Singkatnya seagai anugerah Tuhan harta juga penting untuk kehidupan, jika kita mendapatkan dengan cara yang benar, mengelolanya dengan benar dan menggunakannya dengan benar. Agar tidak jatuh dalam kehidupan tanpa rahmat karena menjadikan harta sebagai tujuan, Yesus memberikan nasihat yang indah: “Carilah dahulu kerajaan Allah dan kebenarannya, maka semuanya itu akan ditambahkan kepadamu,” (Mat 6:33). “Karena di dalam Dialah tersembunyi segala harta, hikmat dan pengetahuan.” (Kol 2:3).
Pokok permenungan kita yang kedua adalah bagaimana sikap kita dalam menerima rahmat agung keselamatan itu. Rasul Petrus dalam Firman Tuhan yang kita renungkan hari ini memberikan jawaban yang singkat: bergembiralah akan hal itu. Ajakan untuk bersukacita. Tetapi bagaimana mengungkapkan kegembiraan atau sukacita itu? Musa setelah menyeberangi Laut Merah dengan Kuasa Allah, bersukacita dan bergemira nyanyian (Kel 15:1-21). Daud setelah mengalami berbagai pengalaman kemenangan, setelah berhasil menguasai Yerusalem, memindahkan Tabut Perjanjian dari Baale ke Yerusalem, ia bernyanyi dan menari untuk mengungkapkan kegembiraan dan sukacitanya (2Sam 6:3-5).
Apakah dengan kegembiraan dan sukacita seperti itu menunjukkan bahwa pencobaan atau permasalahan telah usai? Tidak. Petrus bahkan menegaskan: “Sekarang ini kamu seketika harus berdukacita oleh berbagai-bagai pencobaan” (ayat 6). Bahkan tidak sekedar pencobaan melaikan “berbagai-bagai pencobaan.” Jika demikian, untuk apa kita bergembira?
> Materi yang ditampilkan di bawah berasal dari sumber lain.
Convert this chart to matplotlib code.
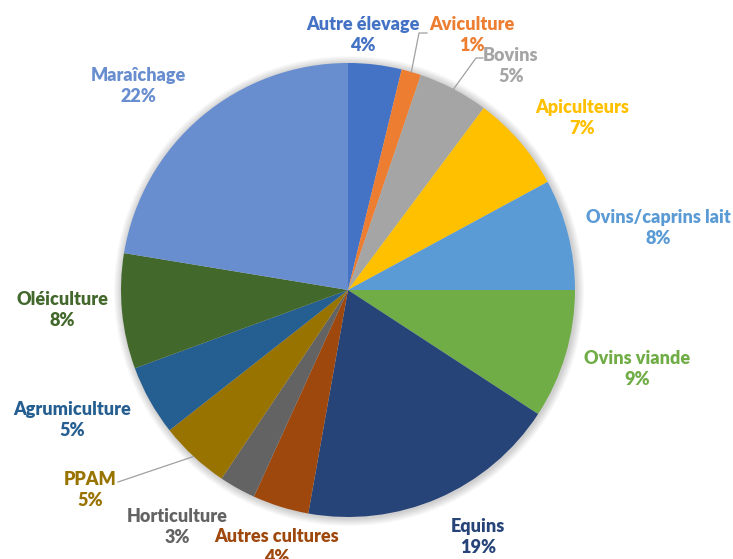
import matplotlib.pyplot as plt
from matplotlib.patches import Circle
import numpy as np

plt.rcParams['font.family'] = ['Lato', 'DejaVu Sans']

categories = ['Autre élevage', 'Aviculture', 'Bovins', 'Apiculteurs', 'Ovins/caprins lait',
              'Ovins viande', 'Equins', 'Autres cultures', 'Horticulture', 'PPAM',
              'Agrumiculture', 'Oléiculture', 'Maraîchage']
shares = [3.8, 1.4, 5.0, 6.9, 7.9, 9.2, 18.6, 4.0, 2.6, 5.0, 5.0, 8.2, 22.4]
colors = ['#4472C4', '#ED7D31', '#A5A5A5', '#FFC000', '#5B9BD5', '#70AD47', '#264478',
          '#9E480E', '#636363', '#997300', '#255E91', '#43682B', '#698ED0']
label_colors = ['#4472C4', '#ED7D31', '#A5A5A5', '#FFC000', '#5B9BD5', '#70AD47', '#264478',
                '#9E480E', '#636363', '#997300', '#255E91', '#43682B', '#698ED0']

# label centres in picture pixels (x, y from top)
label_pos = [(363, 35), (472, 35), (511, 66), (582, 118), (658, 228), (637, 369),
             (478, 537), (277, 547), (177, 527), (90, 490), (72, 420), (62, 310), (138, 86)]
leader = {'Aviculture': (419, 33, 427), 'Bovins': (476, 58, 483), 'PPAM': (118, 482, 118)}

W, H = 733, 559
cx, cy, R = 348, H - 290, 227

fig = plt.figure(figsize=(7.33, 5.59), dpi=100)
ax = fig.add_axes([0, 0, 1, 1])

# soft shadow around the pie
for k in range(8, 0, -1):
    ax.add_patch(Circle((cx + 1, cy - 1), R + k, color='#000000', alpha=0.025, lw=0, zorder=0))

wedges, _ = ax.pie(shares, colors=colors, startangle=90, counterclock=False,
                   center=(cx, cy), radius=R, wedgeprops=dict(linewidth=0))
for w in wedges:
    w.set_zorder(2)

ax.set_xlim(0, W)
ax.set_ylim(0, H)
ax.set_aspect('equal')
ax.axis('off')

for name, val, col, (lx, ly) in zip(categories, shares, label_colors, label_pos):
    ax.text(lx, H - ly, f'{name}\n{round(val):d}%', ha='center', va='center',
            color=col, fontsize=13, fontweight='heavy', linespacing=1.3, zorder=5)

cum = np.cumsum(shares) - np.array(shares) / 2
for i, name in enumerate(categories):
    if name in leader:
        ang = np.deg2rad(90 - cum[i] / 100 * 360)
        px, py = cx + R * np.cos(ang), cy + R * np.sin(ang)
        x0, y0, x1 = leader[name]
        ax.plot([px, x0, x1], [py, H - y0, H - y0], color='#A0A0A0', lw=0.9, zorder=4)

plt.savefig('out.png', dpi=100)
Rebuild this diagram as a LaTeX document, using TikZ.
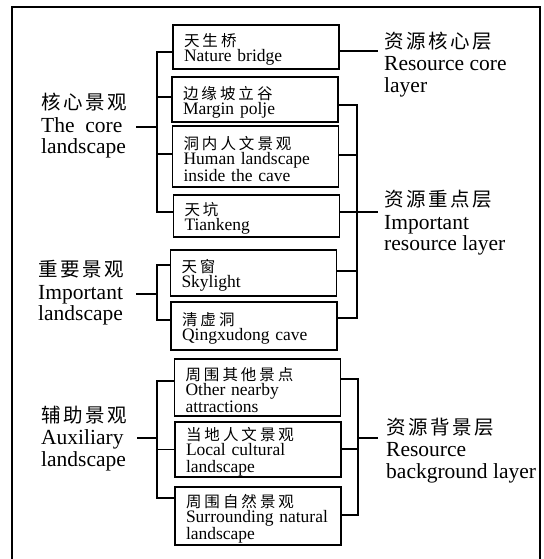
\documentclass[tikz,border=0pt]{standalone}
\usepackage{fontspec}
\setmainfont{Liberation Serif}
\newfontfamily\cjkfont{Noto Sans CJK SC}
\makeatletter
\newcommand\cjkspread[2]{\def\cjk@gap{#1}\cjk@loop#2\@nil}
\def\cjk@loop#1#2\@nil{#1\ifx\relax#2\relax\else\kern\cjk@gap\relax\cjk@loop#2\@nil\fi}
\makeatother
\newcommand\bzh[1]{\rule{0pt}{18.5pt}{\cjkfont\fontsize{15.5}{15.5}\selectfont\cjkspread{3pt}{#1}}}
\newcommand\lzh[1]{{\cjkfont\fontsize{19.5}{19.5}\selectfont\cjkspread{2.5pt}{#1}}}
\tikzset{
  box/.style={draw, line width=1.2pt, text width=144pt, inner xsep=11pt, inner ysep=0pt,
    align=left, font=\fontsize{17.5}{17}\selectfont},
  lab/.style={inner sep=0pt, align=left, anchor=west, font=\fontsize{21.5}{21.5}\selectfont},
  conn/.style={line width=1.1pt},
}
\begin{document}
\begin{tikzpicture}[x=1pt,y=-1pt]
\useasboundingbox (0,0) rectangle (543,559);
\draw[line width=1.3pt] (12,562) -- (12,7) -- (540,7) -- (540,562);

% boxes
\node[box, minimum height=44pt] (b1) at (256,47) {\bzh{天生桥}\\[-2pt]Nature bridge};
\node[box, minimum height=45pt] (b2) at (255,99.5) {\bzh{边缘坡立谷}\\[-2pt]Margin polje};
\node[box, minimum height=61pt] (b3) at (255.5,156.5) {\bzh{洞内人文景观}\\[-2pt]Human landscape\\inside the cave};
\node[box, minimum height=42pt] (b4) at (256.5,216) {\bzh{天坑}\\[-2pt]Tiankeng};
\node[box, minimum height=46pt] (b5) at (253.5,273) {\bzh{天窗}\\[-2pt]Skylight};
\node[box, minimum height=48pt] (b6) at (254,326) {\bzh{清虚洞}\\[-2pt]Qingxudong cave};
\node[box, minimum height=57pt] (b7) at (257.5,387.5) {\bzh{周围其他景点}\\[-2pt]Other nearby\\attractions};
\node[box, minimum height=55pt] (b8) at (258,449.5) {\bzh{当地人文景观}\\[-2pt]Local cultural\\landscape};
\node[box, minimum height=58pt] (b9) at (258,516) {\bzh{周围自然景观}\\[-2pt]Surrounding natural\\landscape};

% left labels
\node[lab] (l1) at (41,126) {\lzh{核心景观}\\[1pt]The\ \ core\\landscape};
\node[lab] (l2) at (38,293) {\lzh{重要景观}\\[1pt]Important\\landscape};
\node[lab] (l3) at (41,438.5) {\lzh{辅助景观}\\[1pt]Auxiliary\\landscape};

% right labels
\node[lab] (r1) at (384,64.5) {\lzh{资源核心层}\\[1pt]Resource core\\layer};
\node[lab] (r2) at (384,223) {\lzh{资源重点层}\\[1pt]Important\\resource layer};
\node[lab] (r3) at (386,450.5) {\lzh{资源背景层}\\[1pt]Resource\\background layer};

% junction coordinates
\coordinate (L1) at (157,127);  \coordinate (L1e) at (136,127);
\coordinate (L2) at (157,294);  \coordinate (L2e) at (136,294);
\coordinate (L3) at (157,438);  \coordinate (L3e) at (137,438);
\coordinate (R1e) at (378,51);
\coordinate (R2) at (357,212);  \coordinate (R2e) at (378,212);
\coordinate (R3) at (358,438);  \coordinate (R3e) at (378,438);

% left brackets
\draw[conn] ([yshift=-5pt]b1.west) -- ([yshift=-5pt]b1.west -| L1) -- ([yshift=4pt]b4.west -| L1) -- ([yshift=4pt]b4.west);
\draw[conn] ([yshift=2.5pt]b2.west) -- ([yshift=2.5pt]b2.west -| L1);
\draw[conn] ([yshift=2.5pt]b3.west) -- ([yshift=2.5pt]b3.west -| L1);
\draw[conn] (L1e) -- (L1);

\draw[conn] ([yshift=8pt]b5.west) -- ([yshift=8pt]b5.west -| L2) -- ([yshift=6pt]b6.west -| L2) -- ([yshift=6pt]b6.west);
\draw[conn] (L2e) -- (L2);

\draw[conn] ([yshift=6.5pt]b7.west) -- ([yshift=6.5pt]b7.west -| L3) -- ([yshift=18pt]b9.west -| L3) -- ([yshift=18pt]b9.west);
\draw[conn] (b8.west) -- (b8.west -| L3);
\draw[conn] (L3e) -- (L3);

% right connectors
\draw[conn] ([yshift=-4pt]b1.east) -- ([yshift=-4pt]b1.east -| R1e);

\draw[conn] ([yshift=-5.5pt]b2.east) -- ([yshift=-5.5pt]b2.east -| R2) -- ([yshift=8pt]b6.east -| R2) -- ([yshift=8pt]b6.east);
\draw[conn] ([yshift=1.5pt]b3.east) -- ([yshift=1.5pt]b3.east -| R2);
\draw[conn] ([yshift=4pt]b4.east) -- ([yshift=4pt]b4.east -| R2);
\draw[conn] ([yshift=2pt]b5.east) -- ([yshift=2pt]b5.east -| R2);
\draw[conn] (R2) -- (R2e);

\draw[conn] ([yshift=8.5pt]b7.east) -- ([yshift=8.5pt]b7.east -| R3) -- ([yshift=1pt]b9.east -| R3) -- ([yshift=1pt]b9.east);
\draw[conn] ([yshift=0.5pt]b8.east) -- ([yshift=0.5pt]b8.east -| R3);
\draw[conn] (R3) -- (R3e);
\end{tikzpicture}
\end{document}
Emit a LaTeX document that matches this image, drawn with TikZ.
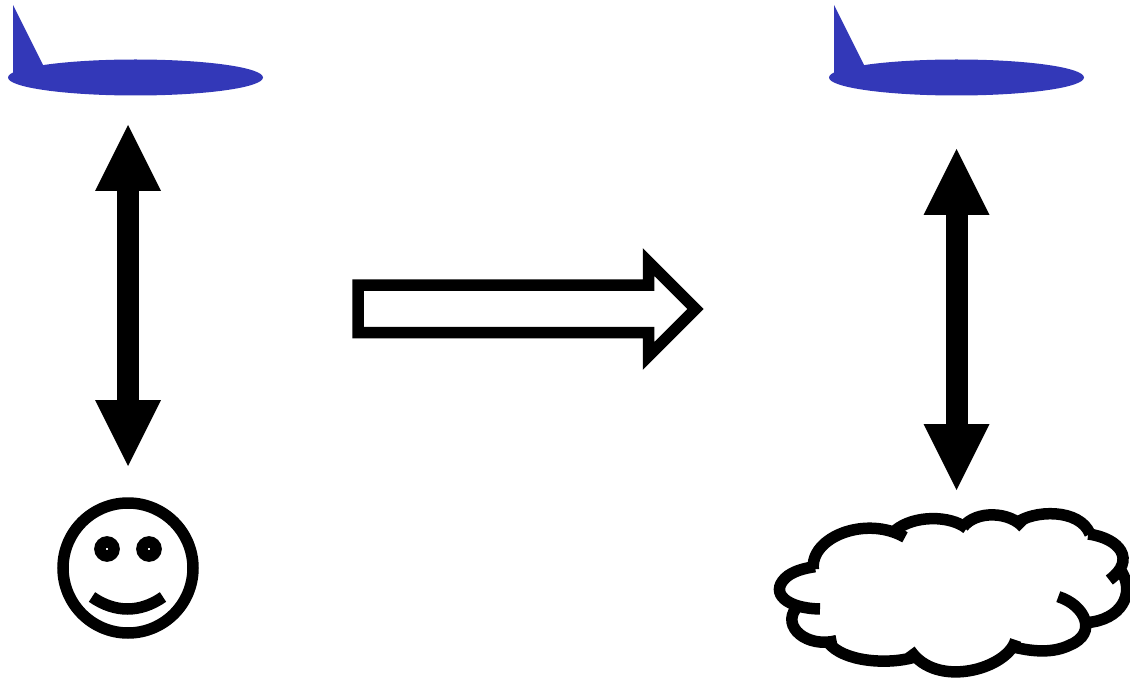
\documentclass[tikz,border=0pt]{standalone}
\usetikzlibrary{arrows.meta}
\definecolor{planeblue}{RGB}{51,56,184}
\tikzset{
  planebody/.style={fill=planeblue,draw=none},
  biarrow/.style={line width=22pt,{Triangle[width=66pt,length=66pt,line width=0pt]}-{Triangle[width=66pt,length=66pt,line width=0pt]}},
  thick outline/.style={line width=11.5pt,draw=black,miter limit=10},
  lobe/.style={line width=11.5pt,draw=black,line cap=butt},
}
\newcommand{\planeshape}[1]{%
  \begin{scope}[shift={(#1,0)}]
    \fill[planebody] (135.5,77.5) ellipse [x radius=127.5,y radius=18];
    \fill[planebody] (13,5) -- (13,74) -- (60,74) -- (43,65) -- cycle;
  \end{scope}}
\begin{document}
\begin{tikzpicture}[x=1pt,y=-1pt]
\useasboundingbox (0,0) rectangle (1130,679);
% aeroplanes
\planeshape{0}
\planeshape{821}
% vertical double arrows
\coordinate (leftTop) at (128,125);
\coordinate (leftBottom) at (128,466);
\coordinate (rightTop) at (956.5,149);
\coordinate (rightBottom) at (956.5,490);
\draw[biarrow] (leftTop) -- (leftBottom);
\draw[biarrow] (rightTop) -- (rightBottom);
% hollow arrow
\draw[thick outline,line join=miter] (358,285) -- (648.5,285) -- (648.5,262) -- (695.5,309) -- (648.5,356) -- (648.5,332.5) -- (358,332.5) -- cycle;
% smiley
\draw[thick outline] (128,568) circle [radius=65];
\draw[thick outline] (107,549) circle [radius=7];
\draw[thick outline] (149,549) circle [radius=7];
\draw[lobe] (92,597) .. controls (115,613) and (140,613) .. (163,597);
% cloud
\begin{scope}[shift={(770,500)},x=0.3333pt,y=-0.3333pt]
\draw[lobe] (130,208) .. controls (120,110) and (290,45) .. (405,112);
\draw[lobe] (375,92) .. controls (430,45) and (540,45) .. (590,85);
\draw[lobe] (580,80) .. controls (620,30) and (720,35) .. (760,82);
\draw[lobe] (735,72) .. controls (790,28) and (930,25) .. (960,102);
\draw[lobe] (955,102) .. controls (1050,115) and (1100,180) .. (1018,240);
\draw[lobe] (1055,215) .. controls (1095,280) and (1055,360) .. (950,368);
\draw[lobe] (865,290) .. controls (945,315) and (985,400) .. (900,435) .. controls (850,460) and (790,455) .. (735,442);
\draw[lobe] (737,420) .. controls (715,505) and (500,570) .. (420,450);
\draw[lobe] (432,472) .. controls (350,495) and (220,485) .. (175,428);
\draw[lobe] (200,422) .. controls (110,445) and (35,380) .. (78,325);
\draw[lobe] (150,327) .. controls (50,325) and (0,280) .. (45,235) .. controls (65,215) and (100,205) .. (135,200);
\end{scope}
\end{tikzpicture}
\end{document}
Ini adalah pokok permenungan kita yang ketiga. Walaupun pencobaan tetap ada, permasalahan belum juga usai, sukacita atau kegembiraan menunjukkan kemurnian iman kita. “Maksud semuanya itu ialah untuk membuktikan kemurnian imanmu,” kata Rasul Petrus. Senada dengan itu, Yesus bin Sirakh mengatakan: “Sebab emas diuji di dalam api, tetapi orang yang kepadanya Tuhan berkenan dalam kanca penghinaan.” (2:5).
Hidup baru dengan harapan akan rahmat agung keselamatan membuat orang melihat persoalan atau pencobaan dengan cara yang baru pula. Dulu, ketika berhadapan kita dengan ketakberdayaan berseru kepada Tuhan, “Tuhan tolong lah aku. Persoalanku terlalu besar Tuhan.” Namun sekarang dengan kaca mata yang baru ketika berhadapan dengan persoalah atau pencobaan, reaksinya pun menjadi baru: “Hei persoalan. Tidak ada apa-apanya kamu. Tuhanku terlalu besar dibanding denganmu.”